» Source material:

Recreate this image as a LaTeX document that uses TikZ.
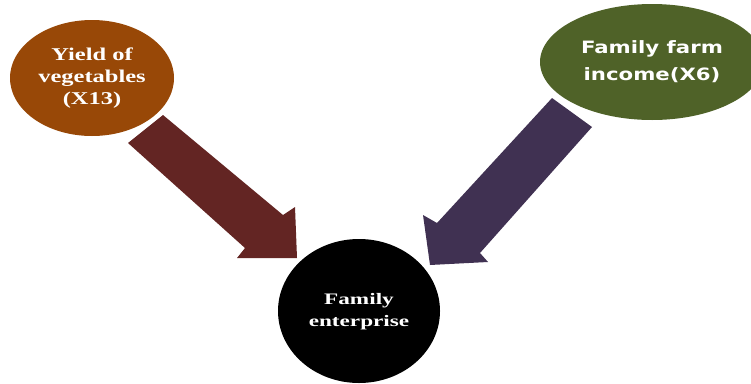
\documentclass[tikz,border=0pt]{standalone}
\usepackage{fontspec}
\setmainfont{Liberation Serif}
\newfontfamily\comicfont{DejaVu Sans}
\usetikzlibrary{shapes.geometric}
\definecolor{brownorange}{HTML}{984807}
\definecolor{olivegreen}{HTML}{4F6228}
\definecolor{darkred}{HTML}{632523}
\definecolor{darkpurple}{HTML}{403152}
\newcommand{\widetext}[2]{\scalebox{#1}[1]{\begin{tabular}{@{}c@{}}#2\end{tabular}}}
\begin{document}
\begin{tikzpicture}[x=1pt,y=-1pt,
  bubble/.style={ellipse, inner sep=0pt, text=white, align=center}]
\useasboundingbox (0,0) rectangle (751,383);
\clip (0,0) rectangle (751,383);
% arrows
\fill[darkred] (128,143) -- (163,115) -- (283,215) -- (295,207) -- (297,258) -- (237,258) -- (245,248) -- cycle;
\fill[darkpurple] (552,98) -- (592,127) -- (480,253) -- (488,262) -- (430,265) -- (423,215) -- (437,223) -- cycle;
% nodes
\node[bubble, fill=brownorange, minimum width=164pt, minimum height=116pt,
  font=\fontsize{18}{22}\selectfont\bfseries] (yield) at (92,78)
  {\widetext{1.36}{Yield of\\vegetables\\(X13)}};
\node[bubble, fill=olivegreen, minimum width=224pt, minimum height=116pt,
  font=\comicfont\fontsize{17}{27}\selectfont\bfseries] (income) at (652,62)
  {\widetext{1.25}{Family farm\\income(X6)}};
\node[bubble, fill=black, minimum width=162pt, minimum height=144pt,
  font=\fontsize{16}{22}\selectfont\bfseries] (fam) at (359,311)
  {\widetext{1.45}{Family\\enterprise}};
\end{tikzpicture}
\end{document}
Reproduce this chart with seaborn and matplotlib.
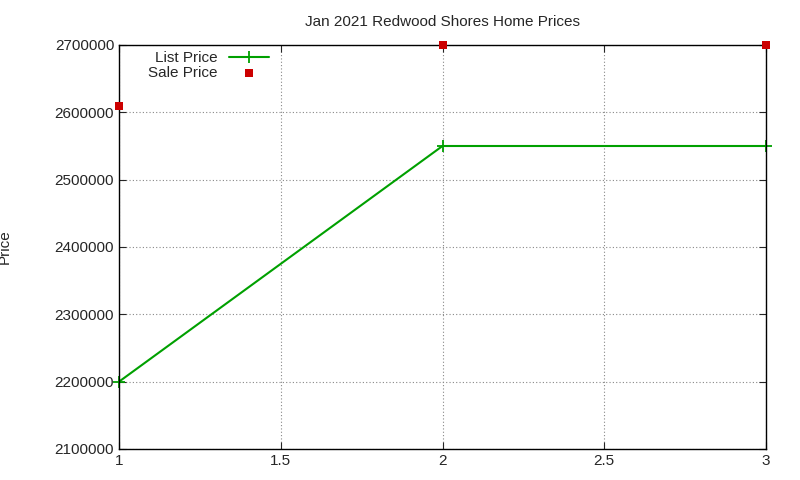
import matplotlib
matplotlib.use("Agg")
import matplotlib.pyplot as plt
import seaborn as sns
import pandas as pd

x_vals = [1, 2, 3]
list_price = [2200000, 2550000, 2550000]
sale_price = [2610000, 2700000, 2700000]

df = pd.DataFrame({"x": x_vals, "list": list_price, "sale": sale_price})

sns.set_style("ticks")
plt.rcParams["font.family"] = ["Liberation Sans", "DejaVu Sans"]

fig = plt.figure(figsize=(8, 4.8), dpi=100)
ax = fig.add_axes([119 / 800, 1 - 449 / 480, (766 - 119) / 800, (449 - 45) / 480])

sns.lineplot(data=df, x="x", y="list", ax=ax, color="#00a000", marker="+",
             markersize=8, markeredgewidth=1.3, markeredgecolor="#00a000",
             linewidth=1.5, label="List Price", clip_on=False)
sns.scatterplot(data=df, x="x", y="sale", ax=ax, color="#cc0000", marker="s",
                s=30, linewidth=0, label="Sale Price", clip_on=False, zorder=5)

ax.set_xlim(1, 3)
ax.set_ylim(2100000, 2700000)
ax.set_xticks([1, 1.5, 2, 2.5, 3])
ax.set_xticklabels(["1", "1.5", "2", "2.5", "3"])
ax.set_yticks(range(2100000, 2700001, 100000))
ax.set_yticklabels([str(v) for v in range(2100000, 2700001, 100000)])
ax.tick_params(direction="in", labelsize=11, length=5, top=True, right=True)
ax.grid(True, linestyle=(0, (1, 2)), color="#888888", linewidth=0.8)
for s in ax.spines.values():
    s.set_color("black")
    s.set_linewidth(1)

ax.set_xlabel("")
ax.set_ylabel("Price", fontsize=11)
ax.yaxis.set_label_coords(-0.165, 0.5)
ax.set_title("Jan 2021 Redwood Shores Home Prices", fontsize=11, pad=14)

ax.legend(loc="upper left", frameon=False, markerfirst=False, fontsize=11,
          handlelength=2.6, borderaxespad=0.0, labelspacing=0.05,
          bbox_to_anchor=(0.035, 1.0))

fig.savefig("out.png", dpi=100)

» Exercise description:
Copy out all the entries exactly. Images stay out of the copy.

» The response:
Recreate this image as a LaTeX document that uses TikZ.
\documentclass[tikz,border=0pt]{standalone}
\usepackage{fontspec}
\setmainfont{Liberation Serif}
\newfontfamily\comicfont{DejaVu Sans}
\usetikzlibrary{shapes.geometric}
\definecolor{brownorange}{HTML}{984807}
\definecolor{olivegreen}{HTML}{4F6228}
\definecolor{darkred}{HTML}{632523}
\definecolor{darkpurple}{HTML}{403152}
\newcommand{\widetext}[2]{\scalebox{#1}[1]{\begin{tabular}{@{}c@{}}#2\end{tabular}}}
\begin{document}
\begin{tikzpicture}[x=1pt,y=-1pt,
  bubble/.style={ellipse, inner sep=0pt, text=white, align=center}]
\useasboundingbox (0,0) rectangle (751,383);
\clip (0,0) rectangle (751,383);
% arrows
\fill[darkred] (128,143) -- (163,115) -- (283,215) -- (295,207) -- (297,258) -- (237,258) -- (245,248) -- cycle;
\fill[darkpurple] (552,98) -- (592,127) -- (480,253) -- (488,262) -- (430,265) -- (423,215) -- (437,223) -- cycle;
% nodes
\node[bubble, fill=brownorange, minimum width=164pt, minimum height=116pt,
  font=\fontsize{18}{22}\selectfont\bfseries] (yield) at (92,78)
  {\widetext{1.36}{Yield of\\vegetables\\(X13)}};
\node[bubble, fill=olivegreen, minimum width=224pt, minimum height=116pt,
  font=\comicfont\fontsize{17}{27}\selectfont\bfseries] (income) at (652,62)
  {\widetext{1.25}{Family farm\\income(X6)}};
\node[bubble, fill=black, minimum width=162pt, minimum height=144pt,
  font=\fontsize{16}{22}\selectfont\bfseries] (fam) at (359,311)
  {\widetext{1.45}{Family\\enterprise}};
\end{tikzpicture}
\end{document}
Reproduce this chart with seaborn and matplotlib.
import matplotlib
matplotlib.use("Agg")
import matplotlib.pyplot as plt
import seaborn as sns
import pandas as pd

x_vals = [1, 2, 3]
list_price = [2200000, 2550000, 2550000]
sale_price = [2610000, 2700000, 2700000]

df = pd.DataFrame({"x": x_vals, "list": list_price, "sale": sale_price})

sns.set_style("ticks")
plt.rcParams["font.family"] = ["Liberation Sans", "DejaVu Sans"]

fig = plt.figure(figsize=(8, 4.8), dpi=100)
ax = fig.add_axes([119 / 800, 1 - 449 / 480, (766 - 119) / 800, (449 - 45) / 480])

sns.lineplot(data=df, x="x", y="list", ax=ax, color="#00a000", marker="+",
             markersize=8, markeredgewidth=1.3, markeredgecolor="#00a000",
             linewidth=1.5, label="List Price", clip_on=False)
sns.scatterplot(data=df, x="x", y="sale", ax=ax, color="#cc0000", marker="s",
                s=30, linewidth=0, label="Sale Price", clip_on=False, zorder=5)

ax.set_xlim(1, 3)
ax.set_ylim(2100000, 2700000)
ax.set_xticks([1, 1.5, 2, 2.5, 3])
ax.set_xticklabels(["1", "1.5", "2", "2.5", "3"])
ax.set_yticks(range(2100000, 2700001, 100000))
ax.set_yticklabels([str(v) for v in range(2100000, 2700001, 100000)])
ax.tick_params(direction="in", labelsize=11, length=5, top=True, right=True)
ax.grid(True, linestyle=(0, (1, 2)), color="#888888", linewidth=0.8)
for s in ax.spines.values():
    s.set_color("black")
    s.set_linewidth(1)

ax.set_xlabel("")
ax.set_ylabel("Price", fontsize=11)
ax.yaxis.set_label_coords(-0.165, 0.5)
ax.set_title("Jan 2021 Redwood Shores Home Prices", fontsize=11, pad=14)

ax.legend(loc="upper left", frameon=False, markerfirst=False, fontsize=11,
          handlelength=2.6, borderaxespad=0.0, labelspacing=0.05,
          bbox_to_anchor=(0.035, 1.0))

fig.savefig("out.png", dpi=100)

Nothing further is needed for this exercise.